Asked if reducing the size of the planned middle-class tax cut might help, Laurin agreed cutting the tax rate by just one percentage point instead of 1.5 would reduce the cost by one third. But he said there’s no sign the Liberals are prepared to bend that election promise.

The average family with two income earners pulling down between $44,701 and $89,401 in taxable income – the second lowest tax bracket – could potentially save up to $1,200 a year, he said. But that assumes both are earning at near the top of the range. More likely, one spouse probably earns significantly less.

“For that kind of average family it’s going to be a few hundred dollars,” Laurin said. “But for other average families with $150,000 income [of] one or two earners, depending on how their earning is split it could be much more, in the range of $800-$900.”

Laurin’s report pointed out the top combined federal-provincial tax rate would climb above 50 per cent in every province east of Saskatchewan except for Newfoundland and Labrador – the others are all in the high 40-per cent range. That makes it more likely high income earners will look change their behaviour.

“They always seem to adjust,” he said, adding it creates a diminishing return. “Every time you go higher you still get a bit less and less for every increase.”

Liberals could find other ways to make up tax shortfall

The Liberals could move forward with other tax measures from their platform, Laurin said, such as eliminating certain tax preferences, credits and allowances that disproportionately benefit high earners. They would be inherently progressive without needing to boost the overall tax rate, he said.

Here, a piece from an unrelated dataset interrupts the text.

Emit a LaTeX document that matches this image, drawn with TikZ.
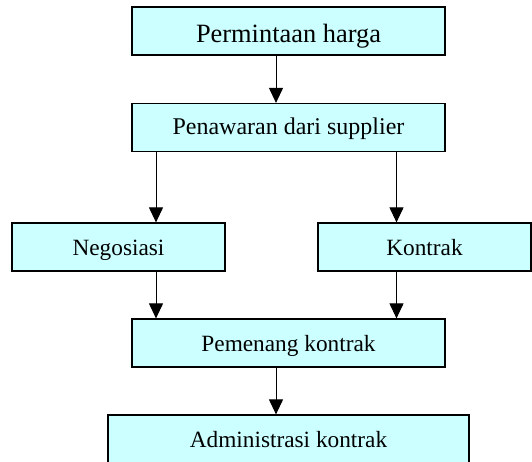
\documentclass[tikz,border=0pt]{standalone}
\usepackage{fontspec}
\setmainfont{Liberation Serif}
\usepackage{tikz}
\usetikzlibrary{arrows.meta}
\definecolor{boxfill}{HTML}{CCFFFF}
\tikzset{box/.style={draw, line width=1.2pt, fill=boxfill, inner sep=0pt,
    minimum height=48pt, text height=19pt, text depth=2pt,
    font=\fontsize{23.3}{28}\selectfont},
  arr/.style={line width=1pt, -{Triangle[length=15pt,width=14pt]}}}

\begin{document}
\begin{tikzpicture}[x=1pt,y=-1pt]
\useasboundingbox (0,0) rectangle (532,462);
% boxes
\node[box, minimum width=313pt, text height=25pt, text depth=1.6pt,
  font=\fontsize{26.4}{30}\selectfont] (perm) at (288.5,31) {Permintaan harga};
\node[box, minimum width=313pt, text height=17pt,
  font=\fontsize{24}{28}\selectfont] (penaw) at (288.5,127.5) {Penawaran dari supplier};
\node[box, minimum width=213pt] (nego) at (118.5,247) {Negosiasi};
\node[box, minimum width=213pt] (kontrak) at (424.5,247) {Kontrak};
\node[box, minimum width=313pt] (menang) at (288.5,343) {Pemenang kontrak};
\node[box, minimum width=361pt] (admin) at (288.5,439) {Administrasi kontrak};
% arrow columns
\coordinate (kiri) at (156,0);
\coordinate (tengah) at (276,0);
\coordinate (kanan) at (396.5,0);
\draw[arr] (perm.south -| tengah) -- (penaw.north -| tengah);
\draw[arr] (penaw.south -| kiri) -- (nego.north -| kiri);
\draw[arr] (penaw.south -| kanan) -- (kontrak.north -| kanan);
\draw[arr] (nego.south -| kiri) -- (menang.north -| kiri);
\draw[arr] (kontrak.south -| kanan) -- (menang.north -| kanan);
\draw[arr] (menang.south -| tengah) -- (admin.north -| tengah);
\end{tikzpicture}
\end{document}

His report also recommended reforming the small-business tax deduction used by high-income professionals to shield themselves from personal income taxes.

“One way they avoid to pay the high marginal tax rate is they incorporate,” Laurin explained.

“They become a small business and they pay the small business tax rate, which is very low. But then they leave the income in the corporation and spend it on themselves as a corporation.”

Laurin suggested capping the small-business tax deduction at a set total amount accumulated over a period of years. That would allow a new business to establish itself without the government providing a continuing subsidy. It’s not perfect, though, because it could also punish businesses not earning high incomes.

Morneau is expected to announce details of his tax reforms in the coming days, in time for them to take effect Jan. 1. By convention, tax changes become enforceable when the government states its intention to pass the necessary legislation.